WRITTEN EXERCISE: Retype each line exactly. Skip images.

MATERIAL PROVIDED:
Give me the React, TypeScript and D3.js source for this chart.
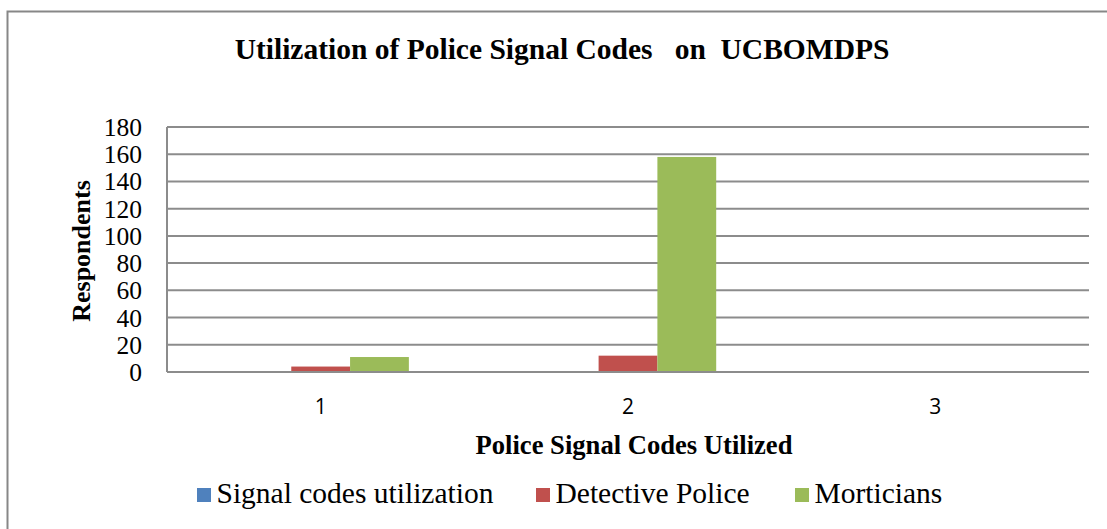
import React from "react";
import * as d3 from "d3";

const categories = ["1", "2", "3"];
const seriesNames = ["Signal codes utilization", "Detective Police", "Morticians"];
const signalCodes = [0, 0, 0];
const detectivePolice = [4, 12, 0];
const morticians = [11, 158, 0];
const yTicks = [0, 20, 40, 60, 80, 100, 120, 140, 160, 180];
const colors = ["#4F81BD", "#C0504D", "#9BBB59"];

export default function App() {
  const W = 1107, H = 529;
  const left = 167, right = 1089, top = 127, bottom = 372;
  const series = [signalCodes, detectivePolice, morticians];

  const x = d3.scaleBand<string>().domain(categories).range([left, right]).paddingInner(0).paddingOuter(0);
  const y = d3.scaleLinear().domain([0, 180]).range([bottom, top]);
  const barW = 58.8;
  const groupW = barW * 3;

  const serif = "'Liberation Serif', 'Times New Roman', serif";
  const legendItems = [
    { x: 197, name: seriesNames[0] },
    { x: 536, name: seriesNames[1] },
    { x: 795, name: seriesNames[2] },
  ];

  return (
    <svg width={W} height={H} style={{ position: "absolute", left: 0, top: 0, background: "#fff" }}>
      <rect x={7.5} y={11.5} width={W + 20} height={H + 20} fill="none" stroke="#878787" strokeWidth={2} />
      <text x={562} y={59} textAnchor="middle" fontFamily={serif} fontWeight="bold" fontSize={29.5}>
        {"Utilization of Police Signal Codes\u00A0\u00A0\u00A0on\u00A0\u00A0UCBOMDPS"}
      </text>
      {yTicks.map((t) => (
        <g key={t}>
          {t > 0 && (
            <line x1={left} x2={right} y1={y(t)} y2={y(t)} stroke="#8c8c8c" strokeWidth={2} />
          )}
          <text x={142} y={y(t) + 9} textAnchor="end" fontFamily={serif} fontSize={25.5}>
            {t}
          </text>
        </g>
      ))}
      {categories.map((c, ci) => {
        const cx = x(c)! + x.bandwidth() / 2;
        const x0 = cx - groupW / 2;
        return (
          <g key={c}>
            {series.map((s, si) =>
              s[ci] > 0 ? (
                <rect key={si} x={x0 + si * barW} y={y(s[ci])} width={barW} height={bottom - y(s[ci])} fill={colors[si]} />
              ) : null
            )}
            <text x={cx} y={414} textAnchor="middle" fontFamily="'Open Sans', 'Liberation Sans', sans-serif" fontSize={21}>
              {c}
            </text>
          </g>
        );
      })}
      <line x1={left} x2={right} y1={bottom} y2={bottom} stroke="#8c8c8c" strokeWidth={2} />
      <line x1={left} x2={left} y1={top} y2={bottom} stroke="#8c8c8c" strokeWidth={2} />
      <text x={634} y={454} textAnchor="middle" fontFamily={serif} fontWeight="bold" fontSize={26.6}>
        Police Signal Codes Utilized
      </text>
      <text transform={`translate(90,${251}) rotate(-90)`} textAnchor="middle" fontFamily={serif} fontWeight="bold" fontSize={26}>
        Respondents
      </text>
      {legendItems.map((l, i) => (
        <g key={i}>
          <rect x={l.x} y={488} width={14} height={14} fill={colors[i]} />
          <text x={l.x + 19.5} y={503} fontFamily={serif} fontSize={29.5}>
            {l.name}
          </text>
        </g>
      ))}
    </svg>
  );
}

EXERCISE ANSWER:
Give me the React, TypeScript and D3.js source for this chart.
import React from "react";
import * as d3 from "d3";

const categories = ["1", "2", "3"];
const seriesNames = ["Signal codes utilization", "Detective Police", "Morticians"];
const signalCodes = [0, 0, 0];
const detectivePolice = [4, 12, 0];
const morticians = [11, 158, 0];
const yTicks = [0, 20, 40, 60, 80, 100, 120, 140, 160, 180];
const colors = ["#4F81BD", "#C0504D", "#9BBB59"];

export default function App() {
  const W = 1107, H = 529;
  const left = 167, right = 1089, top = 127, bottom = 372;
  const series = [signalCodes, detectivePolice, morticians];

  const x = d3.scaleBand<string>().domain(categories).range([left, right]).paddingInner(0).paddingOuter(0);
  const y = d3.scaleLinear().domain([0, 180]).range([bottom, top]);
  const barW = 58.8;
  const groupW = barW * 3;

  const serif = "'Liberation Serif', 'Times New Roman', serif";
  const legendItems = [
    { x: 197, name: seriesNames[0] },
    { x: 536, name: seriesNames[1] },
    { x: 795, name: seriesNames[2] },
  ];

  return (
    <svg width={W} height={H} style={{ position: "absolute", left: 0, top: 0, background: "#fff" }}>
      <rect x={7.5} y={11.5} width={W + 20} height={H + 20} fill="none" stroke="#878787" strokeWidth={2} />
      <text x={562} y={59} textAnchor="middle" fontFamily={serif} fontWeight="bold" fontSize={29.5}>
        {"Utilization of Police Signal Codes\u00A0\u00A0\u00A0on\u00A0\u00A0UCBOMDPS"}
      </text>
      {yTicks.map((t) => (
        <g key={t}>
          {t > 0 && (
            <line x1={left} x2={right} y1={y(t)} y2={y(t)} stroke="#8c8c8c" strokeWidth={2} />
          )}
          <text x={142} y={y(t) + 9} textAnchor="end" fontFamily={serif} fontSize={25.5}>
            {t}
          </text>
        </g>
      ))}
      {categories.map((c, ci) => {
        const cx = x(c)! + x.bandwidth() / 2;
        const x0 = cx - groupW / 2;
        return (
          <g key={c}>
            {series.map((s, si) =>
              s[ci] > 0 ? (
                <rect key={si} x={x0 + si * barW} y={y(s[ci])} width={barW} height={bottom - y(s[ci])} fill={colors[si]} />
              ) : null
            )}
            <text x={cx} y={414} textAnchor="middle" fontFamily="'Open Sans', 'Liberation Sans', sans-serif" fontSize={21}>
              {c}
            </text>
          </g>
        );
      })}
      <line x1={left} x2={right} y1={bottom} y2={bottom} stroke="#8c8c8c" strokeWidth={2} />
      <line x1={left} x2={left} y1={top} y2={bottom} stroke="#8c8c8c" strokeWidth={2} />
      <text x={634} y={454} textAnchor="middle" fontFamily={serif} fontWeight="bold" fontSize={26.6}>
        Police Signal Codes Utilized
      </text>
      <text transform={`translate(90,${251}) rotate(-90)`} textAnchor="middle" fontFamily={serif} fontWeight="bold" fontSize={26}>
        Respondents
      </text>
      {legendItems.map((l, i) => (
        <g key={i}>
          <rect x={l.x} y={488} width={14} height={14} fill={colors[i]} />
          <text x={l.x + 19.5} y={503} fontFamily={serif} fontSize={29.5}>
            {l.name}
          </text>
        </g>
      ))}
    </svg>
  );
}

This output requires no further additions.